Down-regulation of multiple CDK inhibitor ICK/KRP genes promotes cell proliferation, callus induction and plant regeneration in Arabidopsis

• Main Authors: Yan eCheng, Han eLiu, Ling eCao, Sheng eWang, Yongpeng eLi, Yuanyuan eZhang, Wei eJiang, Yongming eZhou, Hong eWang
• Format: Article
• Language: English
• Published: Frontiers Media S.A. 2015-10-01
• Series: Frontiers in Plant Science
• Subjects: Cell Cycle; Cell Proliferation; cyclin-dependent kinase; callus induction; plant regeneration; cdk inhibitor
• Online Access: http://journal.frontiersin.org/Journal/10.3389/fpls.2015.00825/full

The ICK/KRP cyclin-dependent kinase (CDK) inhibitors are important plant cell cycle regulators sharing only limited similarity with the metazoan CIP/KIP family of CDK inhibitors.

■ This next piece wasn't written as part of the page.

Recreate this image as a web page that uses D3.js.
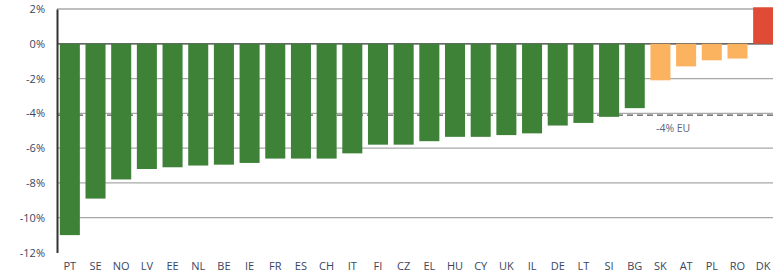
<!DOCTYPE html>
<html>
<head>
<meta charset="utf-8">
<script src="https://cdn.jsdelivr.net/npm/d3@7"></script>
<style>
  body { margin: 0; background: #fff; }
  text { font-family: "Open Sans", "DejaVu Sans", sans-serif; }
</style>
</head>
<body>
<svg id="chart" width="773" height="276"></svg>
<script>
// data (% change)
const countries = ["PT","SE","NO","LV","EE","NL","BE","IE","FR","ES","CH","IT","FI","CZ",
                   "EL","HU","CY","UK","IL","DE","LT","SI","BG","SK","AT","PL","RO","DK"];
const values = [-11.0,-8.9,-7.8,-7.2,-7.1,-7.0,-6.95,-6.85,-6.6,-6.6,-6.6,-6.3,-5.8,-5.8,
                -5.6,-5.35,-5.35,-5.25,-5.15,-4.7,-4.55,-4.2,-3.7,-2.1,-1.3,-0.95,-0.85,2.1];
const euAvg = -4.1;
const yTicks = [2, 0, -2, -4, -6, -8, -10, -12];

const svg = d3.select("#chart");
const margin = { left: 57, right: 0, top: 9, bottom: 24 };
const W = 773, H = 276;

const x = d3.scaleBand()
  .domain(countries)
  .range([margin.left, 776])
  .paddingInner(0.22)
  .paddingOuter(0.11);

const y = d3.scaleLinear()
  .domain([-12, 2])
  .range([252.5, 9]);

function barColor(v, i) {
  if (v > 0) return "#e04b35";
  if (v > euAvg + 1) return "#fbb35f";
  return "#3d8237";
}

// gridlines
svg.append("g")
  .selectAll("line")
  .data(yTicks.filter(d => d !== 0 && d !== -12))
  .join("line")
  .attr("x1", margin.left)
  .attr("x2", W)
  .attr("y1", d => y(d))
  .attr("y2", d => y(d))
  .attr("stroke", "#a8a8a8")
  .attr("stroke-width", 1.3);

// zero line
svg.append("line")
  .attr("x1", margin.left).attr("x2", W)
  .attr("y1", y(0)).attr("y2", y(0))
  .attr("stroke", "#333").attr("stroke-width", 1.3);

// EU average dashed line
svg.append("line")
  .attr("x1", margin.left).attr("x2", W)
  .attr("y1", y(euAvg)).attr("y2", y(euAvg))
  .attr("stroke", "#555").attr("stroke-width", 1.3)
  .attr("stroke-dasharray", "6,4");

// bars
svg.append("g")
  .selectAll("rect")
  .data(countries)
  .join("rect")
  .attr("x", d => x(d))
  .attr("width", x.bandwidth())
  .attr("y", (d, i) => y(Math.max(0, values[i])))
  .attr("height", (d, i) => Math.abs(y(values[i]) - y(0)))
  .attr("fill", (d, i) => barColor(values[i], i));

// y axis
const yAxis = svg.append("g")
  .attr("transform", `translate(${margin.left},0)`)
  .call(d3.axisLeft(y).tickValues(yTicks).tickSize(0).tickPadding(12)
    .tickFormat(d => d + "%"));
yAxis.select(".domain").attr("stroke", "#333").attr("stroke-width", 2);
yAxis.selectAll("text")
  .attr("font-size", 11)
  .attr("fill", "#3a4660");

// x labels
const xAxis = svg.append("g")
  .attr("transform", `translate(0,${y(-12)})`)
  .call(d3.axisBottom(x).tickSize(0).tickPadding(10));
xAxis.select(".domain").remove();
xAxis.selectAll("text")
  .attr("font-size", 11)
  .attr("fill", "#3a4660");

// EU label
svg.append("text")
  .attr("x", 656)
  .attr("y", y(euAvg) + 17)
  .attr("font-size", 10.5)
  .attr("fill", "#5b6478")
  .text("-4% EU");
</script>
</body>
</html>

Information is still limited regarding the specific functions of different ICK/KRP genes in planta. We have shown previously that down-regulation of multiple CDK inhibitor ICK/KRP genes up-regulates the E2F pathway and increases cell proliferation, and organ and seed sizes in Arabidopsis. In this study, we observed that the quintuple ick1/2/5/6/7 mutant had more cells in the cortical layer of the root apical meristem than the wild type while its root apical meristem length was similar to that of the wild type, suggesting a faster cell cycle rate in the quintuple mutant. We further investigated the effects of down-regulating ICK genes on tissue culture responses. The cotyledon explants of ick1/2/5/6/7 could form callus efficiently in the absence of cytokinin and also required a lower concentration of 2,4-D for callus induction compared to the wild type plants, suggesting increased competence for callus induction in the mutant. In addition, the quintuple ick mutant showed enhanced abilities to regenerate shoots and roots, suggesting that increased competence to enter the cell cycle in the quintuple mutant might make it possible for more cells to become proliferative and be utilized to form shoots or roots. These findings indicate that CDK activity is a major factor underlying callus induction and increased cell proliferation can enhance in vitro organogenesis.